(Entries with chart source code)
————

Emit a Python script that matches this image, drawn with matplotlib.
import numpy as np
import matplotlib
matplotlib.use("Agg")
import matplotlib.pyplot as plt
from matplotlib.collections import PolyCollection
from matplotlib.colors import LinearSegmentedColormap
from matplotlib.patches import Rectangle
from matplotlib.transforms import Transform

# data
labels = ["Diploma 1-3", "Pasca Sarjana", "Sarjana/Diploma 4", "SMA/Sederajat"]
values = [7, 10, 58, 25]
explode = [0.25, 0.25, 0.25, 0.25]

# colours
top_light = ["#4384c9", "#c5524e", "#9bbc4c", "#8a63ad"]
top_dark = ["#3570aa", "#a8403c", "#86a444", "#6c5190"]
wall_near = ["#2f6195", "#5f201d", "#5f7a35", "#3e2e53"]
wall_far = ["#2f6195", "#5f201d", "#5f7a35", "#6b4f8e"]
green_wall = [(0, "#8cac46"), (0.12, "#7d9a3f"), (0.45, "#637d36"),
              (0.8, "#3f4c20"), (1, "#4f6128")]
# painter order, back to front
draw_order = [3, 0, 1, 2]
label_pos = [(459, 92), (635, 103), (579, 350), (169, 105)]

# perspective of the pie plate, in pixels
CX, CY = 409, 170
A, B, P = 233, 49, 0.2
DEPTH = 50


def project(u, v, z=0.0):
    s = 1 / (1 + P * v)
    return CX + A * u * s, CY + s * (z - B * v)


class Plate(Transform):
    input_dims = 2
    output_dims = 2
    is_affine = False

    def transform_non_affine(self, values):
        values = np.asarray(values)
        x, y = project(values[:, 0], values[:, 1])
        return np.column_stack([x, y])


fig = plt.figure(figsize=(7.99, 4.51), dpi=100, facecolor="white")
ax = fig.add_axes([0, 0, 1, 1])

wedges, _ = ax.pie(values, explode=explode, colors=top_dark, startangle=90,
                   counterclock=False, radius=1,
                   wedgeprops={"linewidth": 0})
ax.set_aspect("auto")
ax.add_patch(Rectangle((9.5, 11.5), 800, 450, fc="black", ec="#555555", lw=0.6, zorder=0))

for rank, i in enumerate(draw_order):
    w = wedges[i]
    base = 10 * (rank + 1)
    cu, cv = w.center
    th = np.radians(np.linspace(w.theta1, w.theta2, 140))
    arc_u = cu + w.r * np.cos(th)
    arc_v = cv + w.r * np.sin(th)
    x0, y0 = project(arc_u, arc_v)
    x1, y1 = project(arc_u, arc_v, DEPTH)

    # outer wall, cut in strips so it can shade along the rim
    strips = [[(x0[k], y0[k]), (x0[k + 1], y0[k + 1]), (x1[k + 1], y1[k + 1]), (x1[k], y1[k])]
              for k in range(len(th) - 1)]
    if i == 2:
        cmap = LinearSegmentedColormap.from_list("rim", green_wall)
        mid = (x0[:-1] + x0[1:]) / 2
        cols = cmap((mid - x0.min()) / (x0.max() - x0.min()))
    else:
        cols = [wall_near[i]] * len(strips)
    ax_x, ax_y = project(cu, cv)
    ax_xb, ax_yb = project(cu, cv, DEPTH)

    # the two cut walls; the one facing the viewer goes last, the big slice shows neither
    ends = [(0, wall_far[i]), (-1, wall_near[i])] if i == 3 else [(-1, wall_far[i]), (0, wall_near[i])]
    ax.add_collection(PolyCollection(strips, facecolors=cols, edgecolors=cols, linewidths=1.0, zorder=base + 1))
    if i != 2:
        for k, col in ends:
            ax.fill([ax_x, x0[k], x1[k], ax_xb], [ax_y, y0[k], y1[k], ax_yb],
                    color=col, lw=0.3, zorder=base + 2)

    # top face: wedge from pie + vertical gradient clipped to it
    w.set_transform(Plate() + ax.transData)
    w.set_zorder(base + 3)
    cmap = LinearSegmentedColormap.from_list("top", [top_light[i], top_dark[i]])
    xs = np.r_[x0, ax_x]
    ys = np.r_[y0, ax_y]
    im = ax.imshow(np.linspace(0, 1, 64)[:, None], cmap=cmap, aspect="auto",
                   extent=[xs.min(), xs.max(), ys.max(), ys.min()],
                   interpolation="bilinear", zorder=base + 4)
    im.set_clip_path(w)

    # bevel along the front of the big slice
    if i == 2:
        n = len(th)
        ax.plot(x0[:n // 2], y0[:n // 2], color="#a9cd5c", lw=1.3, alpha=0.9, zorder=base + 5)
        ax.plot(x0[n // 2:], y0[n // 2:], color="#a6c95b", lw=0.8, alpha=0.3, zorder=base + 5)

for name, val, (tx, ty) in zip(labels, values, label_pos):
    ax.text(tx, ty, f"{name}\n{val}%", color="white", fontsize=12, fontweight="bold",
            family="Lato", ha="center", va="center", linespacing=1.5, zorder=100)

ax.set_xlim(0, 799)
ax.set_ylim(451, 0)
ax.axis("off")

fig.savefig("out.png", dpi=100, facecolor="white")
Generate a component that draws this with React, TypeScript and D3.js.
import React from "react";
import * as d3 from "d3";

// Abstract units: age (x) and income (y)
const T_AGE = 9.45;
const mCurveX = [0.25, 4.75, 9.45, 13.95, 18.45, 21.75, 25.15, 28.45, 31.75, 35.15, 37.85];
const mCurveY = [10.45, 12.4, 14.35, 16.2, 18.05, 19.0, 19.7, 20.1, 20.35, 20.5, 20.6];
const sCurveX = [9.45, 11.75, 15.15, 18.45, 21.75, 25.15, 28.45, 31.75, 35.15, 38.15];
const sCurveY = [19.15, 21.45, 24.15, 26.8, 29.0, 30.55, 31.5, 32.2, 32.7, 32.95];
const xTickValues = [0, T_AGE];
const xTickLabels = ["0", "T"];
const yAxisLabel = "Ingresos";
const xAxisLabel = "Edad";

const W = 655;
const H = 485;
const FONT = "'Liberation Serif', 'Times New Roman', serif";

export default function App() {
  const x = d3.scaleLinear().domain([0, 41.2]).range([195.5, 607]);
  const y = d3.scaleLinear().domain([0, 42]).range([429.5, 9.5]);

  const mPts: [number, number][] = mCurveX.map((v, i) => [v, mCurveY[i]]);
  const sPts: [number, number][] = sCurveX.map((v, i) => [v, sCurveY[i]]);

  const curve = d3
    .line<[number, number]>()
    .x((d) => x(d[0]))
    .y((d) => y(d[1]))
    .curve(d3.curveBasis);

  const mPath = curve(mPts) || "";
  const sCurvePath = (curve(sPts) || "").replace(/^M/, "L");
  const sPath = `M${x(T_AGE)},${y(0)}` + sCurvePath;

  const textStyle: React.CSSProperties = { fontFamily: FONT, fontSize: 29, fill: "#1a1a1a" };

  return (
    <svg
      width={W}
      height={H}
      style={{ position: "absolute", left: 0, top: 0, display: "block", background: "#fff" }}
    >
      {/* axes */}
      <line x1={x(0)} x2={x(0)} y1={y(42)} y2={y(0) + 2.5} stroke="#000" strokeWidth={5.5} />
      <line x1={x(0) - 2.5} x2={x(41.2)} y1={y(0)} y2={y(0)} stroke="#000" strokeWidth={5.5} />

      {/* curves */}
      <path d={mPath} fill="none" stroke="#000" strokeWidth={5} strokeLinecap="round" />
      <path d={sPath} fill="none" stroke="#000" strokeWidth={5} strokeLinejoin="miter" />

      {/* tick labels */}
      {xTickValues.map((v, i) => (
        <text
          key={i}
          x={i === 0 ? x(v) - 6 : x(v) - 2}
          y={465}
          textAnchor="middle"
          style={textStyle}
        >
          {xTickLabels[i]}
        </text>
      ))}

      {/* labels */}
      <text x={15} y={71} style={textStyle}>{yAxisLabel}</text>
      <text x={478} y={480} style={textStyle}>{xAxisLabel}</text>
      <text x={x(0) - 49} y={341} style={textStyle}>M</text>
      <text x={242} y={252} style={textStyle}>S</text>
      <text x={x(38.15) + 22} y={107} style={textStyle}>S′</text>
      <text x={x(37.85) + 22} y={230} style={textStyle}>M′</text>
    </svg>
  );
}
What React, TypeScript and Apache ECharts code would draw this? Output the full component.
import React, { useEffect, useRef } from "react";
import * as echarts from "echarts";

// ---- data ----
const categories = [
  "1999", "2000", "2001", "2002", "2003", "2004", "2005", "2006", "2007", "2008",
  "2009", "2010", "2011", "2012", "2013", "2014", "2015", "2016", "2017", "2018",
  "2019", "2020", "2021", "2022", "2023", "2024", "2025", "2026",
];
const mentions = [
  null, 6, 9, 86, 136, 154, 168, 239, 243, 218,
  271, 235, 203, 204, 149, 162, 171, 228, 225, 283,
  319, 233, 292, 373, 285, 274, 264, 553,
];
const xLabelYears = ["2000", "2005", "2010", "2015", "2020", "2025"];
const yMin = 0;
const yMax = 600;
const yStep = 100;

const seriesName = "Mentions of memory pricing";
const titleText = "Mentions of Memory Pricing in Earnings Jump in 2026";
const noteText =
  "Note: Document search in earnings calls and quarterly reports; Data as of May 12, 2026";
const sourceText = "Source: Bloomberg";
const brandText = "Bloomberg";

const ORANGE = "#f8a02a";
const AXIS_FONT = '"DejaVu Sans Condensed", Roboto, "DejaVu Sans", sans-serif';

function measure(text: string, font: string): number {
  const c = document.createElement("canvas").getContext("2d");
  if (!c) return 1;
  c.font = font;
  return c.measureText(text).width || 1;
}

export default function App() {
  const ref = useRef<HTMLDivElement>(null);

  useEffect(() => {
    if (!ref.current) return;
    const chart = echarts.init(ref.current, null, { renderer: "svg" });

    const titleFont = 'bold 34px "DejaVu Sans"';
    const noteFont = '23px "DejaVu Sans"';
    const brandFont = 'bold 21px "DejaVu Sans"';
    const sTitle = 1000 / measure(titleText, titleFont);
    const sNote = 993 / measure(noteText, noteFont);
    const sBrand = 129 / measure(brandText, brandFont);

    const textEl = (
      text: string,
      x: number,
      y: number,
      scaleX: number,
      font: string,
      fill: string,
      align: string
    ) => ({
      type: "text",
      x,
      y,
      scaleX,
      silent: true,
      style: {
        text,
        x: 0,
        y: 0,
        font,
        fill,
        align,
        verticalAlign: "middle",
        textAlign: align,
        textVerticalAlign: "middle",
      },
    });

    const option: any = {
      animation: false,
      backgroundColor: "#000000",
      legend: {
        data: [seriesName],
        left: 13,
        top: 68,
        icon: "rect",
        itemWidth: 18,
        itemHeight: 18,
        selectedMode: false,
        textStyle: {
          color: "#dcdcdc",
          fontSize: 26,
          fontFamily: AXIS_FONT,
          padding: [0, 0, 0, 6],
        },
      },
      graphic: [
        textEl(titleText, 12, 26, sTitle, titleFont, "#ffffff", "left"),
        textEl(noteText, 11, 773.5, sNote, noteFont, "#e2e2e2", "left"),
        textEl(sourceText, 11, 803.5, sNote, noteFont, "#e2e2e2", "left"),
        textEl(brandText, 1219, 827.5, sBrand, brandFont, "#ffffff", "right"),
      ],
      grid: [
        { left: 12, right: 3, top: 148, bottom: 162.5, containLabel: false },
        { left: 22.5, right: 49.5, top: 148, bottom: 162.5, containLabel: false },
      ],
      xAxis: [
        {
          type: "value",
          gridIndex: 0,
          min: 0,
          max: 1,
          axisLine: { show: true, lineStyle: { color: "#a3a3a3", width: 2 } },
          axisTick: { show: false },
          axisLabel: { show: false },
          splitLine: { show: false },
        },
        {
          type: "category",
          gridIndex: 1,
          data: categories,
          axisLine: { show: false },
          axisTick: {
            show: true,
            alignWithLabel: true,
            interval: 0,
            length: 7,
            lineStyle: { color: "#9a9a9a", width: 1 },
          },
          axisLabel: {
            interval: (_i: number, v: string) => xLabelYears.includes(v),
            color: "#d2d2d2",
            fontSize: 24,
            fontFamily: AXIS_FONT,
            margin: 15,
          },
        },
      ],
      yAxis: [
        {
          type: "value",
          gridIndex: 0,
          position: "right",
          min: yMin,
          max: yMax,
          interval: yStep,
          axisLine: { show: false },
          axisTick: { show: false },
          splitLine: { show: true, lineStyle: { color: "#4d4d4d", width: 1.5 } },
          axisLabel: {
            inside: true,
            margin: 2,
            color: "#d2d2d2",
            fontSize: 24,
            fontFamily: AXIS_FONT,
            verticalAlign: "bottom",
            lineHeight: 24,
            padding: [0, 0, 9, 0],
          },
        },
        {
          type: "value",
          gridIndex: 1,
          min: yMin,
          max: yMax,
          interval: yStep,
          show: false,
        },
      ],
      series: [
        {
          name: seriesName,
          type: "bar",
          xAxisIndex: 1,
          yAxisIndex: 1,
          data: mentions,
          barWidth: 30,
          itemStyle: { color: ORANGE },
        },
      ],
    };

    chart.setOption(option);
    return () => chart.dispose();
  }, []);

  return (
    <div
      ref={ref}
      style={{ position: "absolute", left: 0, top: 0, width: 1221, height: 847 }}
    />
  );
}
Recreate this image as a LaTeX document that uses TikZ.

————

-- Exercise task --
Copy out only the lines running from the beginning of the data to the line with "explode = [0.25, 0.25, 0.25, 0.25]", both ends included.

-- Answer to the task --
Emit a Python script that matches this image, drawn with matplotlib.
import numpy as np
import matplotlib
matplotlib.use("Agg")
import matplotlib.pyplot as plt
from matplotlib.collections import PolyCollection
from matplotlib.colors import LinearSegmentedColormap
from matplotlib.patches import Rectangle
from matplotlib.transforms import Transform

# data
labels = ["Diploma 1-3", "Pasca Sarjana", "Sarjana/Diploma 4", "SMA/Sederajat"]
values = [7, 10, 58, 25]
explode = [0.25, 0.25, 0.25, 0.25]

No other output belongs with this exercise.